Data to use.
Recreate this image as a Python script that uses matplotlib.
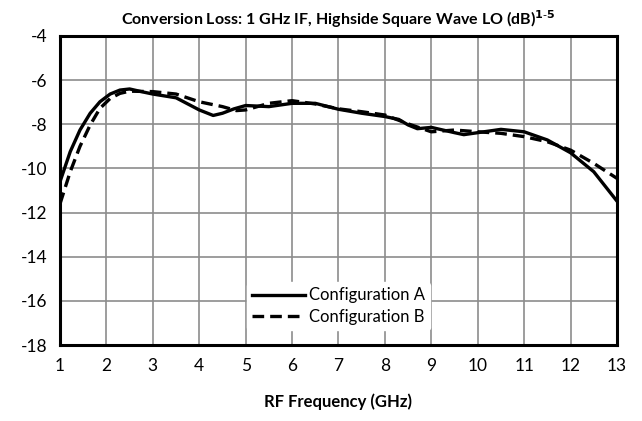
import matplotlib
matplotlib.use("Agg")
import matplotlib.pyplot as plt

# frequency points (GHz) and conversion loss (dB)
freq_a = [1.0, 1.22, 1.43, 1.65, 1.86, 2.08, 2.29, 2.5, 2.75, 3.0, 3.5, 4.0, 4.3, 4.5, 4.75, 5.0,
          5.5, 6.0, 6.5, 7.0, 7.5, 8.0, 8.3, 8.5, 8.7, 9.0, 9.5, 9.7, 10.0, 10.5, 11.0,
          11.5, 12.0, 12.5, 13.0]
loss_a = [-10.6, -9.24, -8.26, -7.5, -6.98, -6.63, -6.45, -6.4, -6.52, -6.63, -6.8, -7.35, -7.6, -7.5, -7.3, -7.15,
          -7.2, -7.05, -7.05, -7.32, -7.5, -7.65, -7.78, -8.03, -8.2, -8.14, -8.38, -8.47, -8.38, -8.23, -8.34,
          -8.71, -9.29, -10.15, -11.48]

freq_b = [1.0, 1.22, 1.43, 1.65, 1.86, 2.08, 2.29, 2.5, 3.0, 3.5, 4.0, 4.5, 4.8, 5.0, 5.5, 6.0,
          6.5, 7.0, 7.5, 8.0, 8.5, 9.0, 9.5, 10.0, 10.5, 11.0, 11.5, 12.0, 12.5, 13.0]
loss_b = [-11.6, -10.15, -9.0, -8.03, -7.28, -6.83, -6.6, -6.5, -6.52, -6.63, -6.98, -7.2, -7.38, -7.35, -7.05, -6.93,
          -7.08, -7.3, -7.43, -7.58, -7.98, -8.34, -8.26, -8.34, -8.41, -8.56, -8.79, -9.17, -9.77, -10.45]

x_ticks = list(range(1, 14))
y_ticks = list(range(-18, -3, 2))

plt.rcParams['font.family'] = ['Lato', 'DejaVu Sans']
plt.rcParams['axes.unicode_minus'] = False

fig = plt.figure(figsize=(6.42, 4.21), dpi=100)
ax = fig.add_axes([0.0935, 0.1805, 0.8675, 0.734])

ax.plot(freq_a, loss_a, color="black", lw=2.4, label="Configuration A")
ax.plot(freq_b, loss_b, color="black", lw=2.4, dashes=(3.5, 1.8), label="Configuration B")

ax.set_xlim(1, 13)
ax.set_ylim(-18, -4)
ax.set_xticks(x_ticks)
ax.set_yticks(y_ticks)
ax.tick_params(length=0, labelsize=12.5, pad=9)
ax.grid(True, color="#8c8c8c", lw=1.2)
ax.set_axisbelow(True)
for s in ax.spines.values():
    s.set_linewidth(2.2)
    s.set_color("black")

ax.set_title(r"Conversion Loss: 1 GHz IF, Highside Square Wave LO (dB)$^{\mathbf{1\text{-}5}}$",
             fontsize=11.5, fontweight="bold", pad=8)
ax.set_xlabel("RF Frequency (GHz)", fontsize=12, fontweight="bold", labelpad=14)

leg = ax.legend(loc="center", bbox_to_anchor=(0.5, 0.125), frameon=True, fontsize=12,
                handlelength=3.2, handletextpad=0.2, labelspacing=0.35, borderpad=0.3)
leg.get_frame().set_edgecolor("white")
leg.get_frame().set_facecolor("white")
leg.get_frame().set_alpha(1)

fig.savefig("out.png", dpi=100)
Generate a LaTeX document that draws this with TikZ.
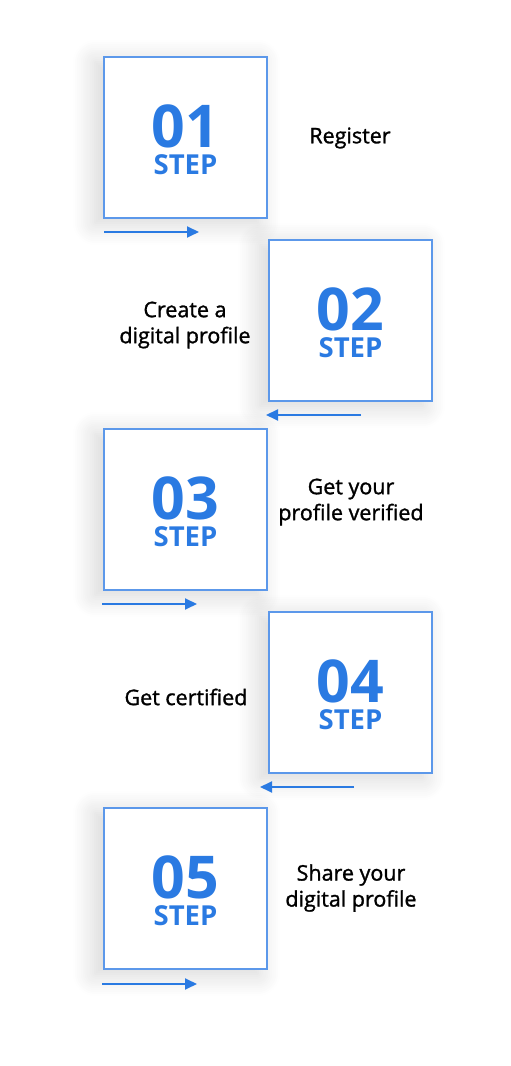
\documentclass[tikz,border=0pt]{standalone}
\usepackage{fontspec}
\setmainfont{Open Sans}
\newfontface\labelfont{Open Sans}[FakeBold=1.3]
\usetikzlibrary{arrows.meta,shadows.blur}

\definecolor{stepblue}{HTML}{2A7AE2}
\definecolor{edgeblue}{HTML}{5C98EA}

\tikzset{
  stepbox/.style={draw=edgeblue, line width=1.2pt, fill=white, minimum width=163pt, minimum height=161pt,
    blur shadow={shadow xshift=-9pt, shadow yshift=-5pt, shadow blur radius=22pt, shadow blur steps=12, shadow opacity=17}},
  stepmark/.style={text=stepblue, inner sep=0pt, align=center, font=\bfseries},
  steplabel/.style={align=center, font=\labelfont\fontsize{21.5}{26}\selectfont},
  steparrow/.style={-{Triangle[length=12pt,width=11pt]}, draw=stepblue, line width=1.9pt}
}
\newcommand{\stepmark}[1]{{\fontsize{59}{59}\selectfont #1}\\[6pt]{\fontsize{27.5}{27.5}\selectfont STEP}}

\begin{document}
\begin{tikzpicture}[x=1pt,y=1pt]
\useasboundingbox (0,0) rectangle (511,1066);

% boxes
\node [stepbox] (box1) at (185.5,928.5) {};
\node [stepbox] (box2) at (350.5,745.5) {};
\node [stepbox] (box3) at (185.5,556.5) {};
\node [stepbox] (box4) at (350.5,373.5) {};
\node [stepbox] (box5) at (185.5,177.5) {};

% numbers
\node [stepmark] (num1) at ([yshift=-2pt]box1.center) {\stepmark{01}};
\node [stepmark] (num2) at ([yshift=-2pt]box2.center) {\stepmark{02}};
\node [stepmark] (num3) at ([yshift=-2pt]box3.center) {\stepmark{03}};
\node [stepmark] (num4) at ([yshift=-2pt]box4.center) {\stepmark{04}};
\node [stepmark] (num5) at ([yshift=-2pt]box5.center) {\stepmark{05}};

% labels
\node [steplabel] (lab1) at (350,928) {Register};
\node [steplabel] (lab2) at (185,741) {Create a\\digital profile};
\node [steplabel] (lab3) at (351,564) {Get your\\profile verified};
\node [steplabel] (lab4) at (186,369) {Get certified};
\node [steplabel] (lab5) at (351,178) {Share your\\digital profile};

% arrows
\coordinate (a1s) at (104,834); \coordinate (a1e) at (199,834);
\coordinate (a2s) at (361,651); \coordinate (a2e) at (266,651);
\coordinate (a3s) at (102,462); \coordinate (a3e) at (197,462);
\coordinate (a4s) at (354,279); \coordinate (a4e) at (260,279);
\coordinate (a5s) at (102,82);  \coordinate (a5e) at (197,82);

\draw [steparrow] (a1s) -- (a1e);
\draw [steparrow] (a2s) -- (a2e);
\draw [steparrow] (a3s) -- (a3e);
\draw [steparrow] (a4s) -- (a4e);
\draw [steparrow] (a5s) -- (a5e);
\end{tikzpicture}
\end{document}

Do this. Both the line with "Generate a LaTeX" and the line with "[steplabel] (lab5) at" belong in the copy, along with every line between them; set them down exactly and skip the pictures.

Written answer.
Generate a LaTeX document that draws this with TikZ.
\documentclass[tikz,border=0pt]{standalone}
\usepackage{fontspec}
\setmainfont{Open Sans}
\newfontface\labelfont{Open Sans}[FakeBold=1.3]
\usetikzlibrary{arrows.meta,shadows.blur}

\definecolor{stepblue}{HTML}{2A7AE2}
\definecolor{edgeblue}{HTML}{5C98EA}

\tikzset{
  stepbox/.style={draw=edgeblue, line width=1.2pt, fill=white, minimum width=163pt, minimum height=161pt,
    blur shadow={shadow xshift=-9pt, shadow yshift=-5pt, shadow blur radius=22pt, shadow blur steps=12, shadow opacity=17}},
  stepmark/.style={text=stepblue, inner sep=0pt, align=center, font=\bfseries},
  steplabel/.style={align=center, font=\labelfont\fontsize{21.5}{26}\selectfont},
  steparrow/.style={-{Triangle[length=12pt,width=11pt]}, draw=stepblue, line width=1.9pt}
}
\newcommand{\stepmark}[1]{{\fontsize{59}{59}\selectfont #1}\\[6pt]{\fontsize{27.5}{27.5}\selectfont STEP}}

\begin{document}
\begin{tikzpicture}[x=1pt,y=1pt]
\useasboundingbox (0,0) rectangle (511,1066);

% boxes
\node [stepbox] (box1) at (185.5,928.5) {};
\node [stepbox] (box2) at (350.5,745.5) {};
\node [stepbox] (box3) at (185.5,556.5) {};
\node [stepbox] (box4) at (350.5,373.5) {};
\node [stepbox] (box5) at (185.5,177.5) {};

% numbers
\node [stepmark] (num1) at ([yshift=-2pt]box1.center) {\stepmark{01}};
\node [stepmark] (num2) at ([yshift=-2pt]box2.center) {\stepmark{02}};
\node [stepmark] (num3) at ([yshift=-2pt]box3.center) {\stepmark{03}};
\node [stepmark] (num4) at ([yshift=-2pt]box4.center) {\stepmark{04}};
\node [stepmark] (num5) at ([yshift=-2pt]box5.center) {\stepmark{05}};

% labels
\node [steplabel] (lab1) at (350,928) {Register};
\node [steplabel] (lab2) at (185,741) {Create a\\digital profile};
\node [steplabel] (lab3) at (351,564) {Get your\\profile verified};
\node [steplabel] (lab4) at (186,369) {Get certified};
\node [steplabel] (lab5) at (351,178) {Share your\\digital profile};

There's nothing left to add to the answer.